AAK convention: Climate change, water impact sector
Building surveyor and sustainability consultant John Kabuye has called for adoption of green buIlding technologies to minimise the dangers climate change has on the ecosystem.
Addressing building professionals at the AAK convention held in Mombasa last week, Kabuye said the the country has too many unutilised resources, especially in construction. “It is important for architects and others to develop structures in neighbourhoods that utilise materials on site,” he said.
The recycling evangelist, who is also the Vice President of Kenya Building Green Society, warned constructors not to overlook the need to have resources such as energy and water recycled.
He called on universities and colleges to collaborate more so as to seek sustainable solutions for the sector. “We need everyone on board to share ideas; be it students or experts in the field; the onus is on us to create a more enabling environment for work, recreation or stay. Our universities need to take a leading role in this conversation moving forward,” he said.
Another crisis impacting on planning a rapidly urbanising population is the shortage of water, which is a key component in construction. Kenya is a water-scarce nation due to inadequate rainfall and too many boreholes being drilled, affecting the underground plate and ultimately survival of buildings.

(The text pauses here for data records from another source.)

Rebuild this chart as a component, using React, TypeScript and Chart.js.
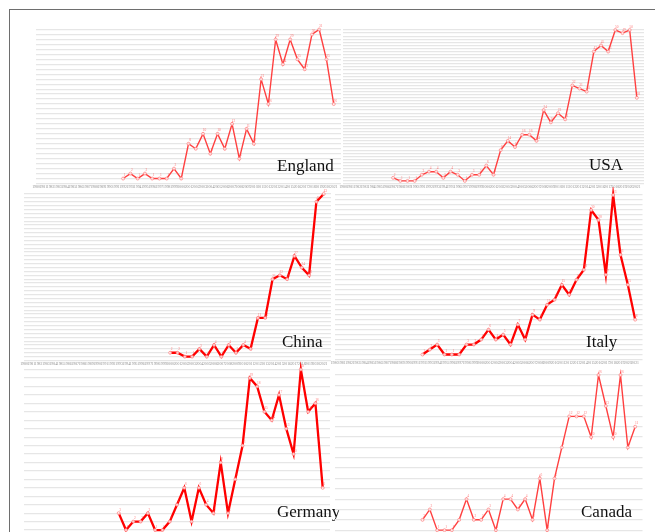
import React, { useEffect, useRef } from "react";
import { Chart, registerables } from "chart.js";

Chart.register(...registerables);

// Year categories along every x axis; the trailing blank slot leaves room after 2021.
const YEARS = [
  "1980", "1981", "1982", "1983", "1984", "1985", "1986", "1987", "1988", "1989",
  "1990", "1991", "1992", "1993", "1994", "1995", "1996", "1997", "1998", "1999",
  "2000", "2001", "2002", "2003", "2004", "2005", "2006", "2007", "2008", "2009",
  "2010", "2011", "2012", "2013", "2014", "2015", "2016", "2017", "2018", "2019",
  "2020", "2021", "",
];

// Yearly counts per country, each series starting at its own first year.
const ENGLAND_FROM = "1992";
const ENGLAND = [1, 2, 1, 2, 1, 1, 1, 3, 1, 8, 7, 10, 6, 10, 7, 12, 5, 11, 8, 21, 16, 29, 24, 29, 25, 23, 30, 31, 25, 16];

const USA_FROM = "1987";
const USA = [2, 1, 1, 1, 3, 4, 4, 2, 4, 3, 1, 3, 3, 6, 3, 11, 14, 12, 16, 16, 14, 24, 20, 23, 21, 32, 31, 30, 43, 45, 43, 50, 49, 50, 28];

const CHINA_FROM = "2000";
const CHINA = [2, 2, 1, 1, 3, 1, 4, 1, 4, 2, 4, 3, 11, 11, 21, 22, 21, 27, 24, 22, 41, 43];

const ITALY_FROM = "1992";
const ITALY = [1, 2, 3, 1, 1, 1, 3, 3, 4, 6, 4, 5, 3, 7, 4, 9, 8, 11, 12, 15, 13, 16, 18, 30, 28, 17, 33, 21, 15, 8];

const GERMANY_FROM = "1993";
const GERMANY = [3, 1, 2, 2, 3, 1, 1, 2, 4, 6, 2, 6, 4, 3, 9, 3, 7, 11, 19, 18, 15, 14, 17, 13, 10, 20, 15, 16, 6];

const CANADA_FROM = "1992";
const CANADA = [2, 3, 1, 1, 1, 2, 4, 2, 2, 3, 1, 4, 4, 3, 4, 2, 6, 1, 6, 9, 12, 12, 12, 10, 16, 13, 10, 16, 9, 11];

const PAGE_W = 655;
const PAGE_H = 532;
const CANVAS_H = 560;
const TICK_FONT = 3.8;
const TICK_PAD = 1;
const X_AXIS_H = TICK_FONT * 1.2 + TICK_PAD;

type Panel = {
  name: string;
  from: string;
  values: number[];
  area: [number, number, number, number]; // left, right, top, bottom of the plot box
  nameAt: [number, number];
  heavy: boolean;
};

const PANELS: Panel[] = [
  { name: "England", from: ENGLAND_FROM, values: ENGLAND, area: [36, 341, 29.5, 184.5], nameAt: [277, 170.5], heavy: false },
  { name: "USA", from: USA_FROM, values: USA, area: [343, 644, 30, 185], nameAt: [589, 170], heavy: false },
  { name: "China", from: CHINA_FROM, values: CHINA, area: [24, 331, 194, 361.5], nameAt: [282, 346.5], heavy: true },
  { name: "Italy", from: ITALY_FROM, values: ITALY, area: [334.5, 642.5, 195, 360.5], nameAt: [586, 346.5], heavy: true },
  { name: "Germany", from: GERMANY_FROM, values: GERMANY, area: [24, 330, 369.5, 539.5], nameAt: [277, 516.5], heavy: true },
  { name: "Canada", from: CANADA_FROM, values: CANADA, area: [334.5, 642.5, 375, 541.5], nameAt: [581, 516.5], heavy: false },
];

function seriesFor(from: string, values: number[]): (number | null)[] {
  const start = YEARS.indexOf(from);
  return YEARS.map((_, i) => (i >= start && i - start < values.length ? values[i - start] : null));
}

function overlayPlugin(panel: Panel) {
  return {
    id: "overlay-" + panel.name,
    afterDatasetsDraw(chart: any) {
      const ctx = chart.ctx as CanvasRenderingContext2D;
      const meta = chart.getDatasetMeta(0);
      const data = chart.data.datasets[0].data as (number | null)[];
      ctx.save();
      ctx.font = "3.5px 'Liberation Serif'";
      ctx.fillStyle = "rgba(255, 80, 80, 0.75)";
      ctx.textAlign = "center";
      ctx.textBaseline = "bottom";
      meta.data.forEach((pt: any, i: number) => {
        const v = data[i];
        if (v == null) return;
        ctx.fillText(String(v), pt.x + 1.5, pt.y - 1.5);
      });
      ctx.restore();
    },
    afterDraw(chart: any) {
      const ctx = chart.ctx as CanvasRenderingContext2D;
      ctx.save();
      ctx.font = "17px 'Liberation Serif'";
      ctx.fillStyle = "#111111";
      ctx.textAlign = "left";
      ctx.textBaseline = "alphabetic";
      ctx.fillText(panel.name, panel.nameAt[0], panel.nameAt[1]);
      ctx.restore();
    },
  };
}

function PanelChart({ panel }: { panel: Panel }) {
  const ref = useRef<HTMLCanvasElement>(null);

  useEffect(() => {
    if (!ref.current) return;
    const [left, right, top, bottom] = panel.area;
    const max = Math.max(...panel.values);
    const chart = new Chart(ref.current, {
      type: "line",
      data: {
        labels: YEARS,
        datasets: [
          {
            data: seriesFor(panel.from, panel.values),
            borderColor: panel.heavy ? "#ff0000" : "#ff4040",
            borderWidth: panel.heavy ? 2.3 : 1.4,
            pointRadius: 1.5,
            pointBorderWidth: 0.7,
            pointBorderColor: "rgba(255, 110, 110, 0.9)",
            pointBackgroundColor: "rgba(255, 255, 255, 0.8)",
            tension: 0,
            spanGaps: false,
            clip: 8,
          } as any,
        ],
      },
      options: {
        responsive: false,
        animation: false,
        events: [],
        layout: {
          padding: { left, right: PAGE_W - right, top, bottom: CANVAS_H - bottom - X_AXIS_H },
        },
        plugins: {
          legend: { display: false },
          tooltip: { enabled: false },
          title: { display: false },
        },
        scales: {
          x: {
            type: "category",
            offset: false,
            grid: { display: false, drawTicks: false },
            border: { display: false },
            ticks: {
              autoSkip: false,
              maxRotation: 0,
              minRotation: 0,
              padding: TICK_PAD,
              color: "#8f8f8f",
              font: { family: "'Liberation Serif'", size: TICK_FONT },
            },
            afterFit: (s: any) => {
              s.paddingLeft = 0;
              s.paddingRight = 0;
            },
          },
          y: {
            min: 0,
            max,
            grid: { color: "#e6e6e6", lineWidth: 1.2, drawTicks: false },
            border: { display: false },
            ticks: { display: false },
            afterBuildTicks: (s: any) => {
              const ticks = [];
              for (let v = 0; v <= max; v++) ticks.push({ value: v });
              s.ticks = ticks;
            },
            afterFit: (s: any) => {
              s.width = 0;
              s.paddingTop = 0;
              s.paddingBottom = 0;
            },
          },
        },
      } as any,
      plugins: [overlayPlugin(panel)],
    });
    return () => chart.destroy();
  }, [panel]);

  return (
    <canvas
      ref={ref}
      width={PAGE_W}
      height={CANVAS_H}
      style={{ position: "absolute", left: 0, top: 0, width: PAGE_W, height: CANVAS_H, pointerEvents: "none" }}
    />
  );
}

export default function App() {
  return (
    <div
      style={{
        position: "absolute",
        left: 0,
        top: 0,
        width: PAGE_W,
        height: PAGE_H,
        overflow: "hidden",
        background: "#ffffff",
      }}
    >
      <div
        style={{
          position: "absolute",
          left: 9,
          top: 9,
          width: 800,
          height: 800,
          borderTop: "1px solid #6e6e6e",
          borderLeft: "1px solid #6e6e6e",
        }}
      />
      {PANELS.map((p) => (
        <PanelChart key={p.name} panel={p} />
      ))}
    </div>
  );
}
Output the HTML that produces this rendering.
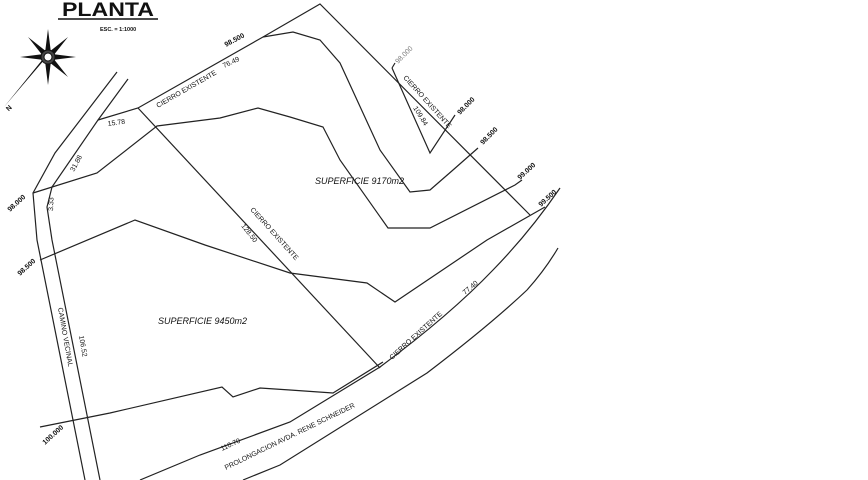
<!DOCTYPE html>
<html><head><meta charset="utf-8"><style>
html,body{margin:0;padding:0;background:#fff;width:868px;height:480px;overflow:hidden}
svg{display:block}
text{font-family:"Liberation Sans",sans-serif;fill:#111}
.s{font-size:7px}
.b{font-size:7px;font-weight:bold}
.i{font-size:9px;font-style:italic}
</style></head><body>
<svg width="868" height="480" viewBox="0 0 868 480" xmlns="http://www.w3.org/2000/svg">
<g fill="none" stroke="#222" stroke-width="1.2">
<polyline points="117,72 55,153 33,193 37,240 85,480"/>
<polyline points="128,79 98,120 52,187 47,207 52,240 100,480"/>
<polyline points="98,120 138,108 263,37 320,4 530,215"/>
<polyline points="33,193 97,173 157,126 220,118 258,108 290,117 323,127 340,160 388,228 430,228 515,185 522,180"/>
<polyline points="263,37 293,32 320,40 340,63 380,150 410,192 430,190 453,170 478,148"/>
<polyline points="392,68 430,153 455,115"/>
<line x1="392" y1="68" x2="395" y2="63"/>
<line x1="138" y1="108" x2="380" y2="368"/>
<polyline points="40,260 135,220 205,245 290,273 367,283 395,302 487,240 545,207"/>
<polyline points="40,427 110,413 222,387 233,397 260,388 290,390 333,393 383,362"/>
<path d="M140,480 L200,455 L290,422 L380,367 Q450,315 493,270 Q530,232 560,188"/>
<path d="M243,480 L280,465 L427,373 Q490,325 527,290 Q545,270 558,248"/>
</g>
<g transform="translate(48,57)" fill="#111">
<polygon points="0,-28 3,-4 0,0 -3,-4"/>
<polygon points="0,28 3,4 0,0 -3,4"/>
<polygon points="-28,0 -4,3 0,0 -4,-3"/>
<polygon points="28,0 4,3 0,0 4,-3"/>
<polygon points="-20,-20 -1,-5 0,0 -5,-1"/>
<polygon points="20,-20 1,-5 0,0 5,-1"/>
<polygon points="20,20 1,5 0,0 5,1"/>
<polygon points="-44,50 -3,2 0,0 -1,-3"/>
<circle r="7" fill="#444" stroke="#111"/>
<circle r="4" fill="#fff" stroke="#111"/>
</g>
<text x="6" y="111" class="b" transform="rotate(-45 8 108)" font-size="9">N</text>
<text x="62" y="16" font-size="19" font-weight="bold" textLength="92" lengthAdjust="spacingAndGlyphs">PLANTA</text>
<line x1="58" y1="19" x2="158" y2="19" stroke="#111" stroke-width="1.5"/>
<text x="100" y="31" font-size="5.5" font-weight="bold">ESC.  =  1:1000</text>
<text class="b" transform="translate(226,47) rotate(-28)">98.500</text>
<text class="s" transform="translate(158,108) rotate(-30)">CIERRO EXISTENTE</text>
<text class="s" transform="translate(224,68) rotate(-25)">76.49</text>
<text class="s" transform="translate(108,126) rotate(-8)">15.78</text>
<text class="s" transform="translate(74,172) rotate(-62)">31.88</text>
<text class="s" transform="translate(53,211) rotate(-88)">3.33</text>
<text class="b" transform="translate(10,212) rotate(-42)">98.000</text>
<text class="s" transform="translate(250,210) rotate(48)">CIERRO EXISTENTE</text>
<text class="s" transform="translate(241,226) rotate(52)">128.50</text>
<text class="i" x="315" y="184">SUPERFICIE 9170m2</text>
<text class="i" x="158" y="324">SUPERFICIE 9450m2</text>
<text class="b" transform="translate(20,276) rotate(-42)">98.500</text>
<text class="s" transform="translate(58,308) rotate(80)">CAMINO VECINAL</text>
<text class="s" transform="translate(79,336) rotate(80)">106.52</text>
<text class="b" transform="translate(45,445) rotate(-42)">100.000</text>
<text class="s" transform="translate(222,451) rotate(-25)">110.70</text>
<text class="s" transform="translate(226,470) rotate(-26)">PROLONGACION AVDA. RENE SCHNEIDER</text>
<text class="s" transform="translate(392,360) rotate(-42)">CIERRO EXISTENTE</text>
<text class="s" transform="translate(465,295) rotate(-40)">77.40</text>
<text class="s" transform="translate(398,64) rotate(-45)" style="fill:#777">98.000</text>
<text class="s" transform="translate(403,78) rotate(48)">CIERRO EXISTENTE</text>
<text class="s" transform="translate(413,108) rotate(58)">109.84</text>
<text class="b" transform="translate(460,115) rotate(-45)">98.000</text>
<text class="b" transform="translate(483,145) rotate(-45)">98.500</text>
<text class="b" transform="translate(520,180) rotate(-42)">99.000</text>
<text class="b" transform="translate(541,207) rotate(-42)">99.500</text>
</svg>
</body></html>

The industrial waste mismanagement or infrastructural overload on sewers is also rampant, especially in poorly planned municipalities. According to Engineer Lucy Wanjiku, 37 per cent of Kenyans still rely on unimproved water sources such as ponds, shallow wells and rivers while 70 per cent use poor sanitation solutions.
“We have a crisis situation that needs serious thought and urgent intervention measures. Research shows that health of people is at risk because of poor or worn out infrastructure,” she said. For instance, only nine out of 55 public water service providers in Kenya provide continuous water supply.